A template-based N-gram part-of-speech tagger for Tagalog

Vlamir S. Rabo, De La Salle University, Manila

Abstract/Summary

TPOST is a template-based n-gram Part-Of-Speech (POS) tagger for Tagalog. It is designed for languages with few and not comprehensive lexical resources. The key to the algorithm is to utilize carefully chosen basic words and fundamental features used for word constructions, in tagging itself and in disambiguating and solving unknown words surrounding it. TPOST was trained using 1983 words with 450 distinct features, from the first three chapters of the Book of Philippians. It was manually tagged by a linguist and highschool Filipino teachers, using 59 tags that are classified under 10 major POS tags. The accuracy of the tagger was tested in the same domain with 539 words with 221 distinct word features, and has achieved less than 8% and 11% errors for general and specific errors respectively.

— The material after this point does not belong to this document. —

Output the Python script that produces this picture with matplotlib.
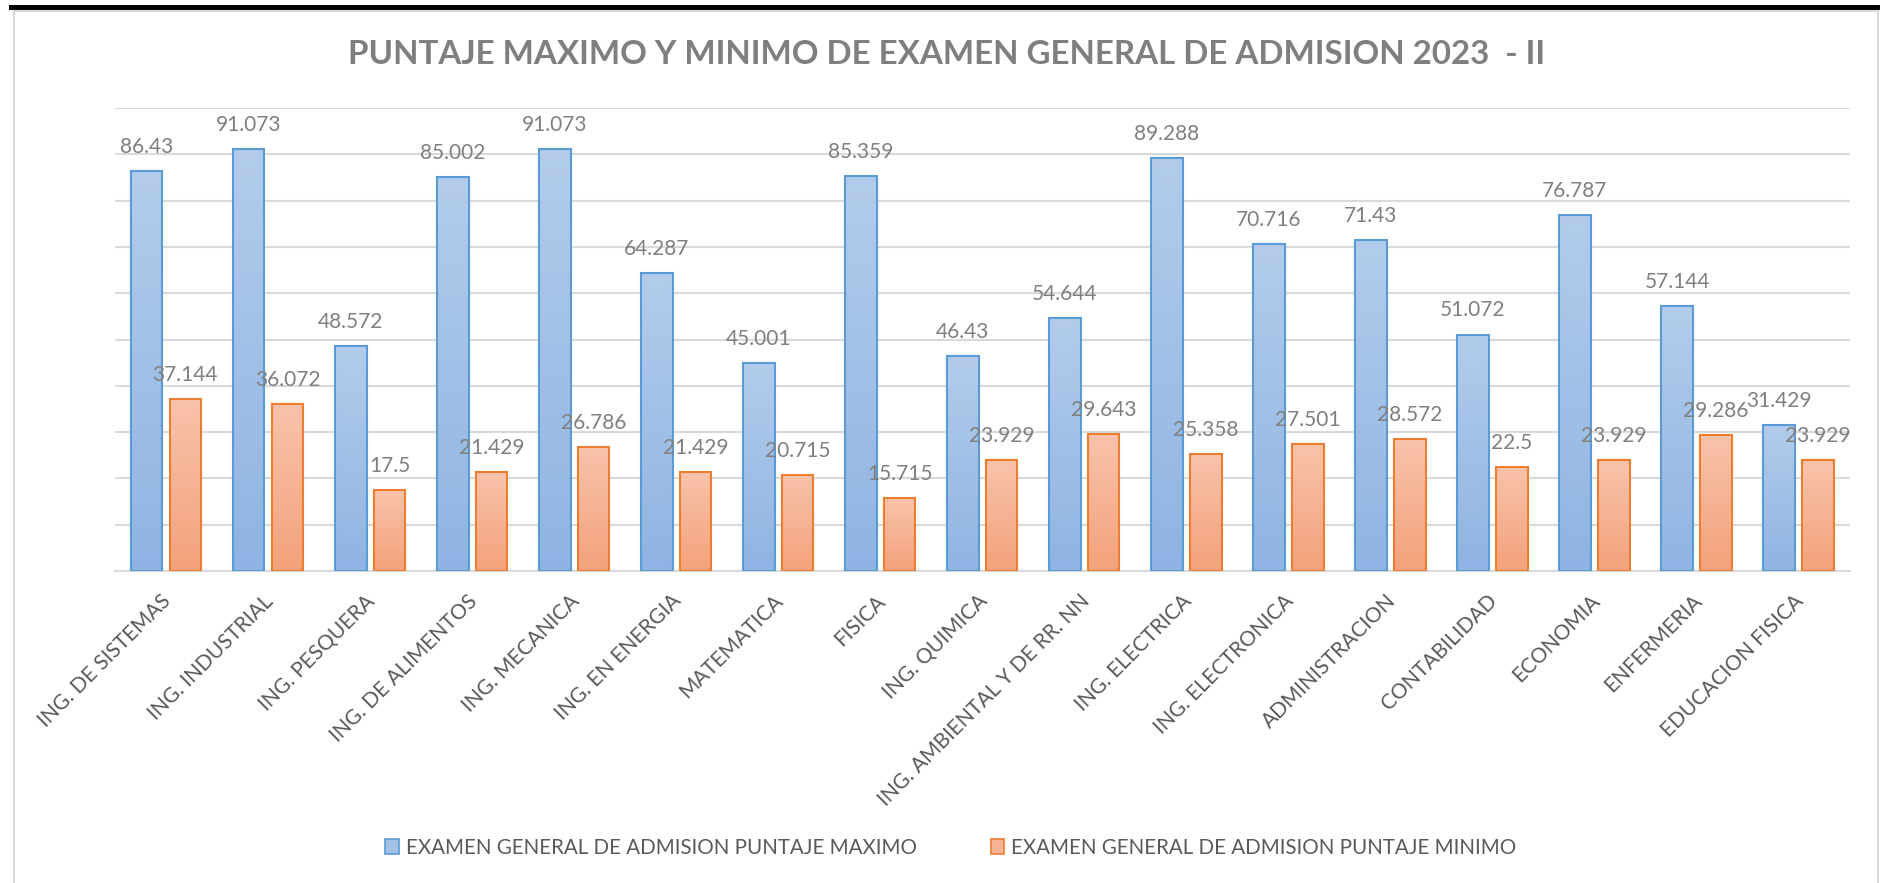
import matplotlib.pyplot as plt
import matplotlib.transforms as mtransforms
from matplotlib.patches import Rectangle, Patch
from matplotlib.colors import LinearSegmentedColormap
import numpy as np

carreras = ["ING. DE SISTEMAS", "ING. INDUSTRIAL", "ING. PESQUERA", "ING. DE ALIMENTOS",
            "ING. MECANICA", "ING. EN ENERGIA", "MATEMATICA", "FISICA", "ING. QUIMICA",
            "ING. AMBIENTAL Y DE RR. NN", "ING. ELECTRICA", "ING. ELECTRONICA",
            "ADMINISTRACION", "CONTABILIDAD", "ECONOMIA", "ENFERMERIA", "EDUCACION FISICA"]
puntaje_max = [86.43, 91.073, 48.572, 85.002, 91.073, 64.287, 45.001, 85.359, 46.43,
               54.644, 89.288, 70.716, 71.43, 51.072, 76.787, 57.144, 31.429]
puntaje_min = [37.144, 36.072, 17.5, 21.429, 26.786, 21.429, 20.715, 15.715, 23.929,
               29.643, 25.358, 27.501, 28.572, 22.5, 23.929, 29.286, 23.929]

titulo = "PUNTAJE MAXIMO Y MINIMO DE EXAMEN GENERAL DE ADMISION 2023  - II"
serie_max = "EXAMEN GENERAL DE ADMISION PUNTAJE MAXIMO"
serie_min = "EXAMEN GENERAL DE ADMISION PUNTAJE MINIMO"

plt.rcParams['font.family'] = ['Lato', 'DejaVu Sans']

W, H = 1880, 883
fig = plt.figure(figsize=(W / 100, H / 100), dpi=100)
ax = fig.add_axes([115 / W, 1 - 571 / H, (1849.5 - 115) / W, (571 - 108) / H])

azul = LinearSegmentedColormap.from_list("azul", ["#8FB4E3", "#B3CCEB"])
naranja = LinearSegmentedColormap.from_list("naranja", ["#F4A27B", "#F8C3AB"])
grad = np.linspace(0, 1, 256).reshape(-1, 1)

x = np.arange(len(carreras))
ancho = 0.31
desp = 0.19
gris_txt = "#7F7F7F"

for series, off, cmap, borde in [(puntaje_max, -desp, azul, "#5B9BD5"),
                                 (puntaje_min, desp, naranja, "#ED7D31")]:
    for xi, v in zip(x, series):
        x0 = xi + off - ancho / 2
        ax.imshow(grad, cmap=cmap, origin="lower", aspect="auto",
                  extent=[x0, x0 + ancho, 0, v], zorder=2, interpolation="bilinear")
        ax.add_patch(Rectangle((x0, 0), ancho, v, facecolor="none",
                               edgecolor=borde, linewidth=1.5, zorder=3))
        ax.annotate(f"{v:g}", (xi + off, v), xytext=(0, 13), textcoords="offset points",
                    ha="center", va="baseline", fontsize=15, color=gris_txt, zorder=4)

ax.set_xlim(-0.5, len(carreras) - 0.5)
ax.set_ylim(0, 100)
ax.set_yticks(np.arange(0, 101, 10))
ax.yaxis.grid(True, color="#D9D9D9", linewidth=1.5, zorder=0)
ax.set_axisbelow(True)
ax.tick_params(left=False, labelleft=False, bottom=False, labelbottom=False)
for s in ["top", "right", "left"]:
    ax.spines[s].set_visible(False)
ax.spines["bottom"].set_color("#D9D9D9")
ax.spines["bottom"].set_linewidth(1.5)

trans = mtransforms.offset_copy(ax.get_xaxis_transform(), fig=fig, x=2, y=-27, units="dots")
for xi, nombre in zip(x, carreras):
    ax.text(xi, 0, nombre, transform=trans, rotation=45, rotation_mode="anchor",
            ha="right", va="center", fontsize=15, color="#595959")

fig.text(947 / W, 1 - 55 / H, titulo, ha="center", va="center", fontsize=23.9,
         fontweight="bold", color="#7F7F7F")

handles = [Patch(facecolor="#A3C1E7", edgecolor="#5B9BD5", linewidth=1.2),
           Patch(facecolor="#F6B494", edgecolor="#ED7D31", linewidth=1.2)]
fig.legend(handles, [serie_max, serie_min], loc="center", ncol=2,
           bbox_to_anchor=(951 / W, 1 - 848 / H), frameon=False, fontsize=14.8,
           labelcolor="#595959", handlelength=0.65, handleheight=0.75,
           handletextpad=0.35, columnspacing=3.6)

# marco del grafico
fig.patches.append(Rectangle((9 / W, 1 - 9.5 / H), 1, 4.5 / H, transform=fig.transFigure,
                             facecolor="black", edgecolor="none", zorder=5))
fig.patches.append(Rectangle((13.5 / W, -0.05), (1878 - 13.5) / W, 1.05 - 10.5 / H,
                             transform=fig.transFigure, facecolor="none",
                             edgecolor="#D9D9D9", linewidth=1.5, zorder=5))

fig.savefig("out.png", dpi=100, facecolor="white")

It was also tested on a different corpus on the domain of children’s story books consisting of 1093 words with 397 distinct word features. The test resulted to an error below 17% and 23% for general and specific errors respectively. A lot of variations were also tested which further reduced the errors making TPOST algorithm a good foundation for further research in the field of POS Tagging in NLP. Keywords: Part-of-Speech Tagger, Natural Language Processing, Language Ambiguity, Template-based tagging, N-gram taggers.